_GIVEN INSTRUCTION_
In how many lines of the data does the word "this" appear? Give the number by itself.

(Stored records)
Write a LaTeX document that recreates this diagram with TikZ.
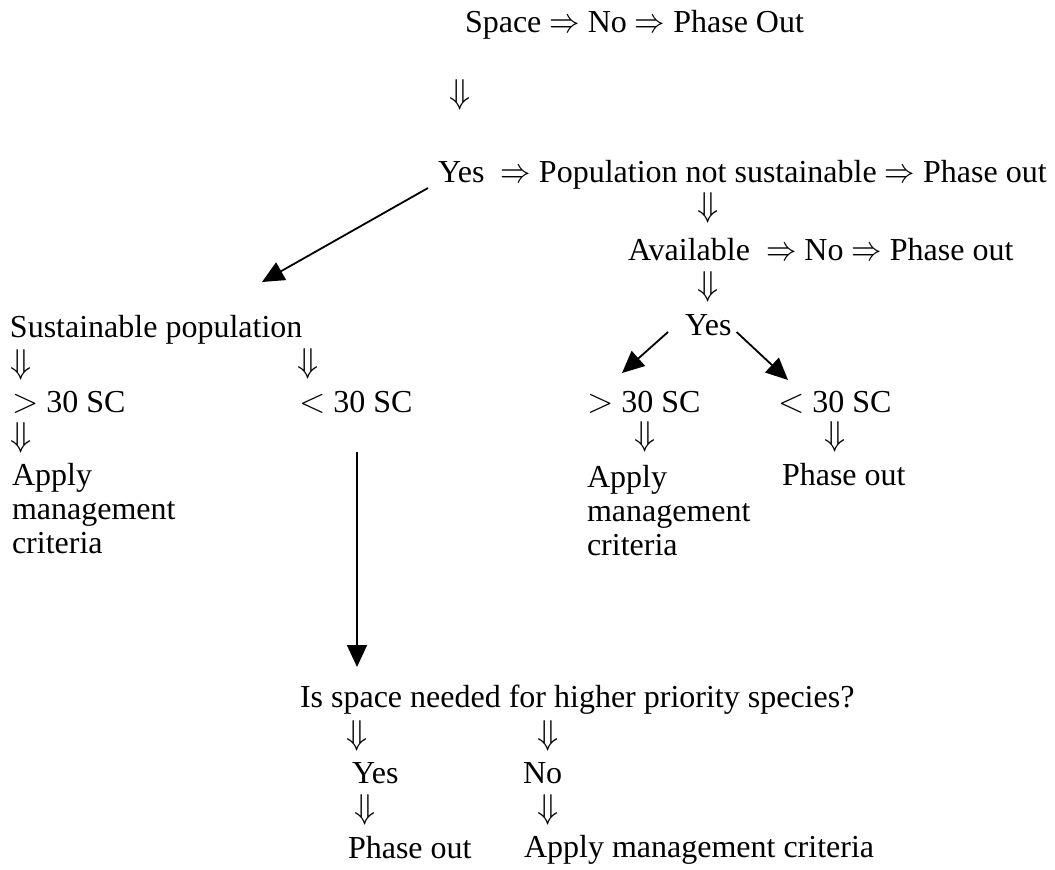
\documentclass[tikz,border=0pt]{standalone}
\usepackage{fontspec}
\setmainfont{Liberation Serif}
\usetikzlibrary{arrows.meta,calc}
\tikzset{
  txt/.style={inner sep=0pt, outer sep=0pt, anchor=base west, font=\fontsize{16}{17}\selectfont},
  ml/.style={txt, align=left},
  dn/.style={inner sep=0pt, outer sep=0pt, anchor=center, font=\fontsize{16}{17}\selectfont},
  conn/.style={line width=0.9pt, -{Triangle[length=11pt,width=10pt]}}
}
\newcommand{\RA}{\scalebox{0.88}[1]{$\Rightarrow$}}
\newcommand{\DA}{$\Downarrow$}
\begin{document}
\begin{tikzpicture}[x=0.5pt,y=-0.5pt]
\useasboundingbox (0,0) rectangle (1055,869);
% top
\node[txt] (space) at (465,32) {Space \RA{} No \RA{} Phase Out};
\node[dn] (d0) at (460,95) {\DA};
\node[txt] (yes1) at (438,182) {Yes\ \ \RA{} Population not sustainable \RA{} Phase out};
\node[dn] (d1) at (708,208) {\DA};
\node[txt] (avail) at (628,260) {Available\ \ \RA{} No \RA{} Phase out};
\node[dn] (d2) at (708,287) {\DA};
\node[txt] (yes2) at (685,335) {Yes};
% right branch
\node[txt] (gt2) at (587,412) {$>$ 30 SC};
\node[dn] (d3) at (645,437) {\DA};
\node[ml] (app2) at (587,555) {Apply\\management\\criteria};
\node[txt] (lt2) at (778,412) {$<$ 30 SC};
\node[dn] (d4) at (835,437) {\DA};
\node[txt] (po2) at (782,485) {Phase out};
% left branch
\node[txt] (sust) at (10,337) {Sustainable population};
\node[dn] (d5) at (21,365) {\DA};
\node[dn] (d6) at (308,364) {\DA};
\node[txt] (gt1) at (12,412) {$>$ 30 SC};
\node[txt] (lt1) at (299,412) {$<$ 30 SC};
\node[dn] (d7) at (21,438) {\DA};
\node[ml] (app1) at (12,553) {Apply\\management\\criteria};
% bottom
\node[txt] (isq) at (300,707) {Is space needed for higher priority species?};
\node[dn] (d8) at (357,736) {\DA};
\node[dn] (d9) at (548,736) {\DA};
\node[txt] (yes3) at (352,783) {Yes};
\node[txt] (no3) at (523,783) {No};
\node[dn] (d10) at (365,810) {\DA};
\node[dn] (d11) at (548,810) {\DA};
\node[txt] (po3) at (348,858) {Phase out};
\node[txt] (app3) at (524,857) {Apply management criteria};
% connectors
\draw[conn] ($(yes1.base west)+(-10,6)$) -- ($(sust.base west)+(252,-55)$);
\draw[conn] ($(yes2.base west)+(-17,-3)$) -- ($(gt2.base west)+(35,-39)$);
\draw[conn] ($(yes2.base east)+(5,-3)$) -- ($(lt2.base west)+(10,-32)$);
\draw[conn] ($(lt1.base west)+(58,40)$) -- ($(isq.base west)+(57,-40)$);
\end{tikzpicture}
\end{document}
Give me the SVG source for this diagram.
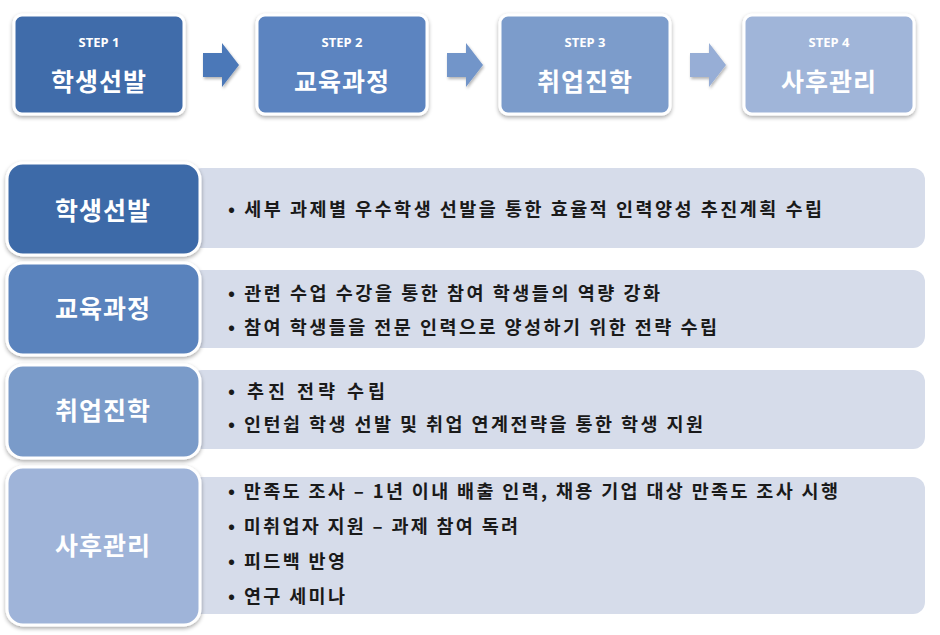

_REPLY_
2